Question 3: Your organization wants to enforce baseline DDoS protection and WAF rules across all projects in a specific folder. What Cloud Armor feature should you use?
- Rate limiting rules at the project level
- Hierarchical security policies
- Google Threat Intelligence named IP lists
- Network edge security policies
Answer: B
Hierarchical security policies allow configuring Cloud Armor WAF and DDoS protection at the organization, folder, and project level, enabling centralized enforcement across multiple projects.
Question 4: You want to distinguish between human users and automated bots accessing your application behind Cloud Armor.
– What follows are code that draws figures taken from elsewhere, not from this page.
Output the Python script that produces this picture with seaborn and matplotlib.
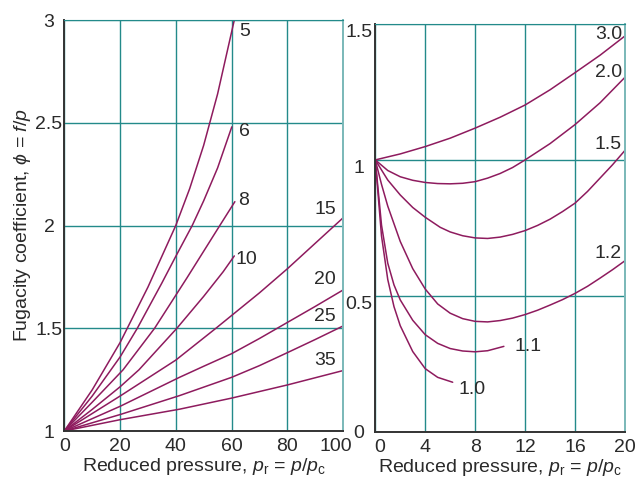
import matplotlib
matplotlib.use('Agg')
import matplotlib.pyplot as plt
import matplotlib.transforms as mtransforms
import seaborn as sns

# ---- left panel: reduced temperatures 5 ... 35, p_r 0-100 ----
pr_5 = [0, 10, 20, 30, 40, 45, 50, 55, 61]
phi_5 = [1.0, 1.2, 1.43, 1.70, 2.0, 2.18, 2.39, 2.64, 3.0]
pr_6 = [0, 10, 20, 26.2, 35, 40, 45.9, 50, 55, 60.1]
phi_6 = [1.0, 1.17, 1.36, 1.5, 1.72, 1.85, 2.0, 2.12, 2.28, 2.48]
pr_8 = [0, 10, 21.1, 32.4, 44, 55.8, 61.2]
phi_8 = [1.0, 1.14, 1.298, 1.5, 1.745, 2.0, 2.116]
pr_10 = [0, 10, 20, 26.8, 40.4, 50, 57, 61]
phi_10 = [1.0, 1.105, 1.215, 1.298, 1.5, 1.655, 1.775, 1.852]
pr_15 = [0, 20, 40, 54.4, 70, 80, 100]
phi_15 = [1.0, 1.17, 1.345, 1.5, 1.672, 1.789, 2.037]
pr_20 = [0, 20, 41.3, 50, 60, 70, 80, 90, 100]
phi_20 = [1.0, 1.12, 1.261, 1.315, 1.376, 1.45, 1.528, 1.606, 1.686]
pr_25 = [0, 20, 41.3, 60, 70, 80, 90, 100]
phi_25 = [1.0, 1.08, 1.172, 1.261, 1.318, 1.381, 1.445, 1.511]
pr_35 = [0, 20, 41.3, 60, 80, 100]
phi_35 = [1.0, 1.055, 1.106, 1.16, 1.224, 1.294]

left_labels = ['5', '6', '8', '10', '15', '20', '25', '35']
left_label_x = [64.7, 64.5, 64.5, 65.2, 93.6, 93.5, 93.5, 93.5]
left_label_y = [2.946, 2.457, 2.12, 1.834, 2.076, 1.739, 1.558, 1.342]

# ---- right panel: reduced temperatures 1.0 ... 3.0, p_r 0-20 ----
pr_30 = [0, 2, 4, 6, 8, 10, 12, 14, 16, 18, 20]
phi_30 = [1.0, 1.022, 1.049, 1.08, 1.117, 1.157, 1.202, 1.258, 1.321, 1.385, 1.456]
pr_20r = [0, 1, 2, 3, 4, 5, 6, 7, 8, 9, 10, 11, 12, 14, 16, 18, 20]
phi_20r = [1.0, 0.961, 0.938, 0.925, 0.917, 0.913, 0.912, 0.914, 0.92, 0.933, 0.95,
           0.972, 1.0, 1.06, 1.13, 1.21, 1.304]
pr_15r = [0, 1, 2, 3, 4, 5.2, 6, 7, 8, 9, 10, 11, 12, 13, 14, 15, 16, 17, 18, 19, 20]
phi_15r = [1.0, 0.926, 0.871, 0.825, 0.789, 0.752, 0.735, 0.721, 0.713, 0.711, 0.716,
           0.726, 0.74, 0.759, 0.782, 0.81, 0.841, 0.884, 0.933, 0.982, 1.035]
pr_12r = [0, 0.5, 1, 2, 3, 4, 5, 6, 7, 8, 9, 10, 11, 12, 13, 14, 15, 16, 17, 18, 19, 20]
phi_12r = [1.0, 0.91, 0.83, 0.70, 0.60, 0.525, 0.47, 0.436, 0.416, 0.406, 0.404, 0.409,
           0.418, 0.431, 0.447, 0.466, 0.486, 0.509, 0.535, 0.565, 0.596, 0.629]
pr_11r = [0, 0.5, 1, 1.5, 2, 3, 4, 5, 6, 7, 8, 9, 10.3]
phi_11r = [1.0, 0.76, 0.62, 0.54, 0.485, 0.41, 0.357, 0.325, 0.306, 0.297, 0.294, 0.298, 0.314]
pr_10r = [0, 0.5, 1, 1.5, 2, 3, 4, 5, 6.2]
phi_10r = [1.0, 0.72, 0.56, 0.46, 0.39, 0.295, 0.232, 0.2, 0.182]

right_labels = ['3.0', '2.0', '1.5', '1.2', '1.1', '1.0']
right_label_x = [18.7, 18.7, 18.62, 18.62, 12.22, 7.74]
right_label_y = [1.46, 1.32, 1.055, 0.657, 0.312, 0.157]

left_xticks = [0, 20, 40, 60, 80, 100]
left_yticks = [1, 1.5, 2, 2.5, 3]
left_yticklabels = ['1', '1.5', '2', '2.5', '3']
right_xticks = [0, 4, 8, 12, 16, 20]
right_yticks = [0, 0.5, 1, 1.5]
right_yticklabels = ['0', '0.5', '1', '1.5']

sns.set_style('white')
plt.rcParams['font.family'] = ['Liberation Sans', 'DejaVu Sans']
plt.rcParams['mathtext.fontset'] = 'custom'
plt.rcParams['mathtext.rm'] = 'Liberation Sans'
plt.rcParams['mathtext.it'] = 'Liberation Sans:italic'

curve_color = '#8e1b5e'
grid_color = '#238a8a'
edge_color = '#7ab8b8'
text_color = '#2a2a2a'
fs = 14

fig = plt.figure(figsize=(6.38, 4.79), dpi=100)
ax1 = fig.add_axes([0.1008, 0.1002, 0.4368, 0.8580])
ax2 = fig.add_axes([0.5882, 0.0987, 0.3914, 0.8512])

left_curves = [(pr_5, phi_5), (pr_6, phi_6), (pr_8, phi_8), (pr_10, phi_10),
               (pr_15, phi_15), (pr_20, phi_20), (pr_25, phi_25), (pr_35, phi_35)]
right_curves = [(pr_30, phi_30), (pr_20r, phi_20r), (pr_15r, phi_15r),
                (pr_12r, phi_12r), (pr_11r, phi_11r), (pr_10r, phi_10r)]

for xs, ys in left_curves:
    sns.lineplot(x=xs, y=ys, ax=ax1, color=curve_color, lw=1.1)
for xs, ys in right_curves:
    sns.lineplot(x=xs, y=ys, ax=ax2, color=curve_color, lw=1.1)

for s, x, y in zip(left_labels, left_label_x, left_label_y):
    ax1.text(x, y, s, ha='center', va='center', fontsize=fs, color=text_color)
for s, x, y in zip(right_labels, right_label_x, right_label_y):
    ax2.text(x, y, s, ha='center', va='center', fontsize=fs, color=text_color)

xlabel = 'Reduced pressure, $p_\\mathrm{r}$ = $p$/$p_\\mathrm{c}$'

for ax in (ax1, ax2):
    ax.grid(True, color=grid_color, lw=1)
    ax.set_axisbelow(True)
    ax.spines['left'].set_color('#333333')
    ax.spines['bottom'].set_color('#333333')
    ax.spines['left'].set_linewidth(1.4)
    ax.spines['bottom'].set_linewidth(1.4)
    ax.spines['top'].set_color(grid_color)
    ax.spines['right'].set_color(edge_color)
    ax.spines['right'].set_linewidth(1.4)
    ax.tick_params(length=0, labelsize=fs, colors=text_color)
    ax.tick_params(axis='x', pad=5)
    ax.set_xlabel(xlabel, fontsize=fs, color=text_color, labelpad=1)

ax1.set_xlim(0, 100)
ax1.set_ylim(1, 3)
ax1.set_xticks(left_xticks)
ax1.set_yticks(left_yticks, labels=left_yticklabels, ha='center')
ax1.tick_params(axis='y', pad=11)
ax1.set_ylabel('Fugacity coefficient, $\\phi$ = $f$/$p$', fontsize=fs,
               color=text_color, labelpad=2)

ax2.set_xlim(0, 20)
ax2.set_ylim(0, 1.5)
ax2.set_xticks(right_xticks)
ax2.set_yticks(right_yticks, labels=right_yticklabels, ha='center')
ax2.tick_params(axis='y', pad=12)
for lbl in ax2.get_yticklabels():
    if lbl.get_text() != '0':
        lbl.set_va('top')

# nudge the crowded labels at the junction of the two panels
shift_left = mtransforms.ScaledTranslation(-7 / 100, 0, fig.dpi_scale_trans)
shift_right = mtransforms.ScaledTranslation(4 / 100, 0, fig.dpi_scale_trans)
lbl = ax1.get_xticklabels()[-1]
lbl.set_transform(lbl.get_transform() + shift_left)
lbl = ax2.get_xticklabels()[0]
lbl.set_transform(lbl.get_transform() + shift_right)

fig.savefig('out.png', dpi=100)
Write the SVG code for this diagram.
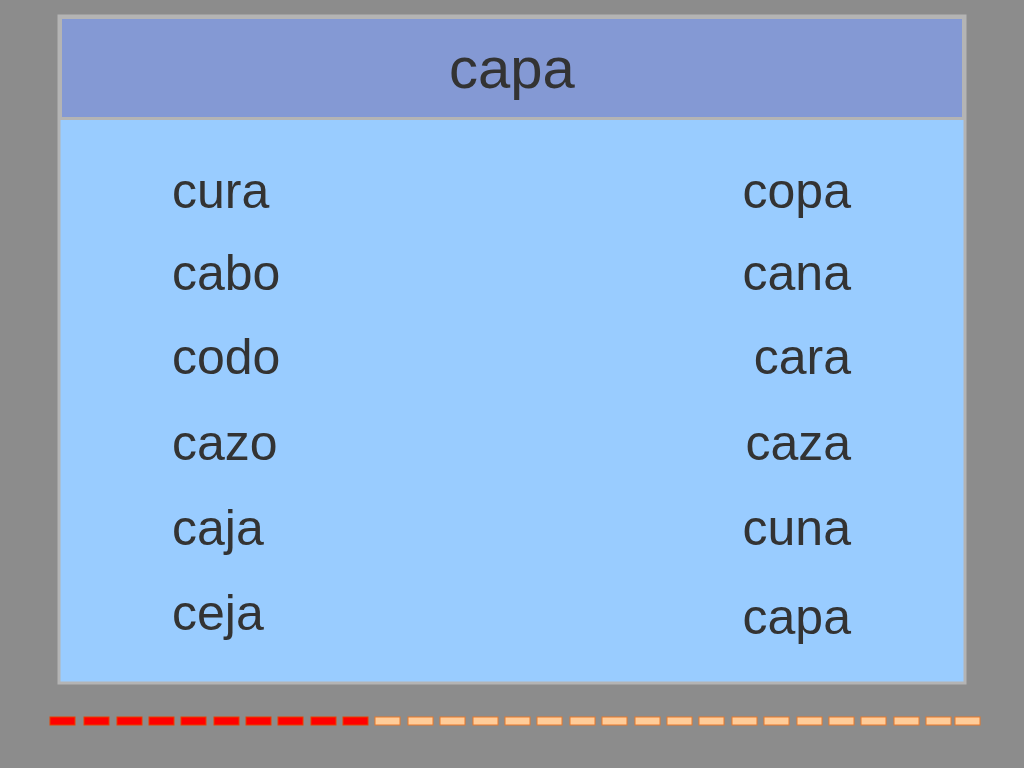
<svg xmlns="http://www.w3.org/2000/svg" width="1024" height="768" viewBox="0 0 1024 768">
<style>
text{font-family:"Liberation Sans",Arial,sans-serif;fill:#333333;font-size:50px}
.r{text-anchor:end}
.d1{fill:#ff0000;stroke:#e84000;stroke-width:1}
.d2{fill:#ffcc99;stroke:#e8782a;stroke-width:1}
</style>
<rect width="1024" height="768" fill="#8c8c8c"/>
<g id="box">
<rect x="59" y="16" width="906" height="667" fill="#99ccff" stroke="#b4b4b4" stroke-width="3"/>
<rect x="60.5" y="17.5" width="903" height="101" fill="#8499d4" stroke="#b4b4b4" stroke-width="3"/>
<text x="512" y="88" text-anchor="middle" font-size="58" style="font-size:58px">capa</text>
</g>
<g id="left">
<text x="172" y="208">cura</text>
<text x="172" y="290">cabo</text>
<text x="172" y="374">codo</text>
<text x="172" y="460">cazo</text>
<text x="172" y="545">caja</text>
<text x="172" y="630">ceja</text>
</g>
<g id="right">
<text class="r" x="851" y="208">copa</text>
<text class="r" x="851" y="290">cana</text>
<text class="r" x="851" y="374">cara</text>
<text class="r" x="851" y="460">caza</text>
<text class="r" x="851" y="545">cuna</text>
<text class="r" x="851" y="634">capa</text>
</g>
<g id="dashes">
<rect class="d1" x="50" y="717" width="25" height="8"/>
<rect class="d1" x="84" y="717" width="25" height="8"/>
<rect class="d1" x="117" y="717" width="25" height="8"/>
<rect class="d1" x="149" y="717" width="25" height="8"/>
<rect class="d1" x="181" y="717" width="25" height="8"/>
<rect class="d1" x="214" y="717" width="25" height="8"/>
<rect class="d1" x="246" y="717" width="25" height="8"/>
<rect class="d1" x="278" y="717" width="25" height="8"/>
<rect class="d1" x="311" y="717" width="25" height="8"/>
<rect class="d1" x="343" y="717" width="25" height="8"/>
<rect class="d2" x="375" y="717" width="25" height="8"/>
<rect class="d2" x="408" y="717" width="25" height="8"/>
<rect class="d2" x="440" y="717" width="25" height="8"/>
<rect class="d2" x="473" y="717" width="25" height="8"/>
<rect class="d2" x="505" y="717" width="25" height="8"/>
<rect class="d2" x="537" y="717" width="25" height="8"/>
<rect class="d2" x="570" y="717" width="25" height="8"/>
<rect class="d2" x="602" y="717" width="25" height="8"/>
<rect class="d2" x="635" y="717" width="25" height="8"/>
<rect class="d2" x="667" y="717" width="25" height="8"/>
<rect class="d2" x="699" y="717" width="25" height="8"/>
<rect class="d2" x="732" y="717" width="25" height="8"/>
<rect class="d2" x="764" y="717" width="25" height="8"/>
<rect class="d2" x="797" y="717" width="25" height="8"/>
<rect class="d2" x="829" y="717" width="25" height="8"/>
<rect class="d2" x="861" y="717" width="25" height="8"/>
<rect class="d2" x="894" y="717" width="25" height="8"/>
<rect class="d2" x="926" y="717" width="25" height="8"/>
<rect class="d2" x="955" y="717" width="25" height="8"/>
</g>
</svg>
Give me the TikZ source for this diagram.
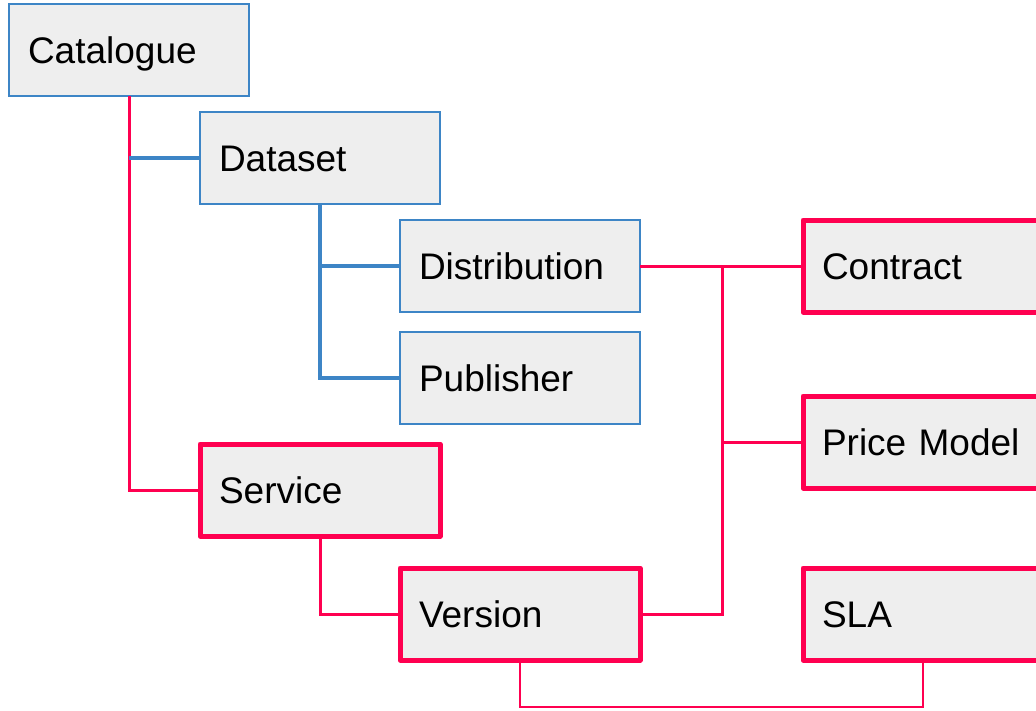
\documentclass[tikz,border=0pt]{standalone}
\usepackage{fontspec}
\setmainfont{Liberation Sans}
\definecolor{boxblue}{RGB}{61,133,198}
\definecolor{boxred}{RGB}{255,0,80}
\definecolor{boxfill}{RGB}{238,238,238}
\tikzset{
  basebox/.style={rectangle, fill=boxfill, anchor=north west,
    minimum width=240pt, minimum height=92pt, text width=202pt,
    inner xsep=19pt, inner ysep=0pt, outer sep=0pt, align=left,
    text height=27pt, text depth=0pt,
    font=\fontsize{37}{44}\selectfont},
  bluebox/.style={basebox, draw=boxblue, line width=2pt},
  redbox/.style={basebox, draw=boxred, line width=5pt, line join=round},
  blueline/.style={draw=boxblue, line width=3.5pt},
  redline/.style={draw=boxred, line width=3pt},
  thinred/.style={draw=boxred, line width=2.5pt}
}
\begin{document}
\begin{tikzpicture}[x=1pt,y=-1pt]
\useasboundingbox (0,0) rectangle (1036,710);
\clip (0,0) rectangle (1036,710);
\fill[white] (0,0) rectangle (1036,710);
\coordinate (vsplit) at (722,266);
\coordinate (lowcorner) at (520,707);
\node[bluebox] (cat) at (9,4) {Catalogue};
\node[bluebox] (ds) at (200,112) {Dataset};
\node[bluebox] (dist) at (400,220) {Distribution};
\node[bluebox] (pub) at (400,332) {Publisher};
\node[redbox] (serv) at (200,444) {Service};
\node[redbox] (ver) at (400,568) {Version};
\node[redbox] (con) at (803,220) {Contract};
\node[redbox] (price) at (803,396) {Price Model};
\node[redbox] (sla) at (803,568) {SLA};
\draw[redline] (cat.south) |- (serv.west);
\draw[blueline] (cat.south |- ds.west) -- (ds.west);
\draw[blueline] (ds.south) |- (pub.west);
\draw[blueline] (ds.south |- dist.west) -- (dist.west);
\draw[redline] (serv.south) |- (ver.west);
\draw[redline] (dist.east) -- (con.west);
\draw[redline] (vsplit) |- (ver.east);
\draw[redline] (vsplit |- price.west) -- (price.west);
\draw[thinred] (ver.south) -- (ver.south |- lowcorner) -| (sla.south);
\end{tikzpicture}
\end{document}
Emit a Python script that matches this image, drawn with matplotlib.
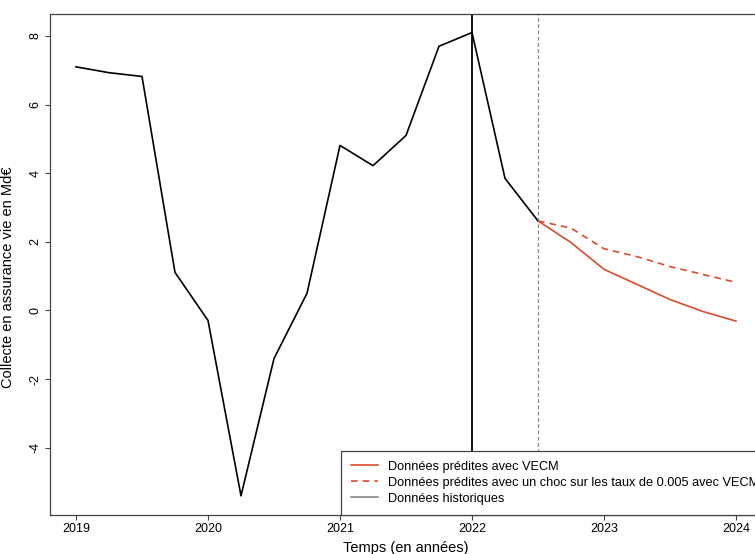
import numpy as np
import matplotlib
matplotlib.use('Agg')
import matplotlib.pyplot as plt
from matplotlib.lines import Line2D

plt.rcParams['font.family'] = ['Liberation Sans', 'DejaVu Sans']

# historical quarterly data
hist_t = [2019.0, 2019.25, 2019.5, 2019.75, 2020.0, 2020.25, 2020.5, 2020.75,
          2021.0, 2021.25, 2021.5, 2021.75, 2022.0, 2022.25, 2022.5]
hist_y = [7.1, 6.93, 6.82, 1.11, -0.29, -5.4, -1.4, 0.5,
          4.81, 4.22, 5.1, 7.7, 8.1, 3.85, 2.61]

# forecasts
fc_t = [2022.5, 2022.75, 2023.0, 2023.25, 2023.5, 2023.75, 2024.0]
fc_vecm = [2.61, 1.98, 1.2, 0.76, 0.32, -0.03, -0.31]
fc_choc = [2.61, 2.4, 1.8, 1.57, 1.28, 1.05, 0.82]

xticks = [2019, 2020, 2021, 2022, 2023, 2024]
yticks = [-4, -2, 0, 2, 4, 6, 8]

red = '#DD4B2E'
frame = '#444444'

fig = plt.figure(figsize=(7.55, 5.54), dpi=100)
ax = fig.add_axes([49.6/755, 1-515/554, 712.8/755, 501/554])

ax.plot(fc_t, fc_vecm, color=red, lw=1.2)
ax.plot(fc_t, fc_choc, color=red, lw=1.2, ls=(0, (4, 3)))
ax.plot(hist_t, hist_y, color='black', lw=1.2)
ax.axvline(2022, color='black', lw=1.3)
ax.axvline(2022.5, color='#888888', lw=0.9, ls=(0, (3, 2)))

ax.set_xlim(2018.8, 2024.2)
ax.set_ylim(-5.96, 8.64)
ax.set_xticks(xticks)
ax.set_yticks(yticks)
ax.set_xticklabels([str(t) for t in xticks], fontsize=9)
ax.set_yticklabels([str(t) for t in yticks], fontsize=9, rotation=90, va='center')
ax.tick_params(direction='out', length=3.5, width=0.8, color=frame, pad=2.5)
for s in ax.spines.values():
    s.set_color(frame)
    s.set_linewidth(0.9)

ax.set_xlabel('Temps (en années)', fontsize=10.5, labelpad=4)
fig.text(8/755, 0.5, 'Collecte en assurance vie en Md€', rotation=90,
         ha='center', va='center', fontsize=10.5)

handles = [Line2D([], [], color=red, lw=1.2),
           Line2D([], [], color=red, lw=1.2, ls=(0, (4, 3))),
           Line2D([], [], color='#888888', lw=1.2)]
labels = ['Données prédites avec VECM',
          'Données prédites avec un choc sur les taux de 0.005 avec VECM',
          'Données historiques']
leg = ax.legend(handles, labels, loc='lower left',
                bbox_to_anchor=((341-49.6)/712.8, 0), fontsize=9.15,
                frameon=True, fancybox=False, edgecolor=frame, framealpha=1,
                handlelength=2.1, borderpad=0.8, labelspacing=0.32,
                handletextpad=0.8, borderaxespad=0)
leg.get_frame().set_linewidth(0.9)

fig.savefig('out.png', dpi=100)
Which feature combination should you use?
- Rate limiting with IP-based throttling
- Cloud Armor bot management with reCAPTCHA Enterprise integration
- Google Threat Intelligence Tor exit node blocking
- Preconfigured WAF rules for OWASP Top 10
Answer: B
Cloud Armor bot management integrates with reCAPTCHA Enterprise to assess incoming requests using advanced risk analysis, distinguishing between human users and automated clients with frictionless assessment or manual challenges.
Question 5: Which of the following are included in Cloud Armor Standard without requiring Cloud Armor Enterprise? (Choose TWO)
- Always-on L3/L4 DDoS protection for load-balanced endpoints
- Adaptive Protection with automatic rule deployment
- Preconfigured WAF rules for OWASP Top 10
- Advanced Network DDoS Protection for passthrough endpoints
- DDoS bill protection credits
Answer: A, C
Cloud Armor Standard includes always-on L3/L4 DDoS protection and access to preconfigured WAF rules. Adaptive Protection (full), Advanced Network DDoS Protection, and DDoS bill protection require Cloud Armor Enterprise.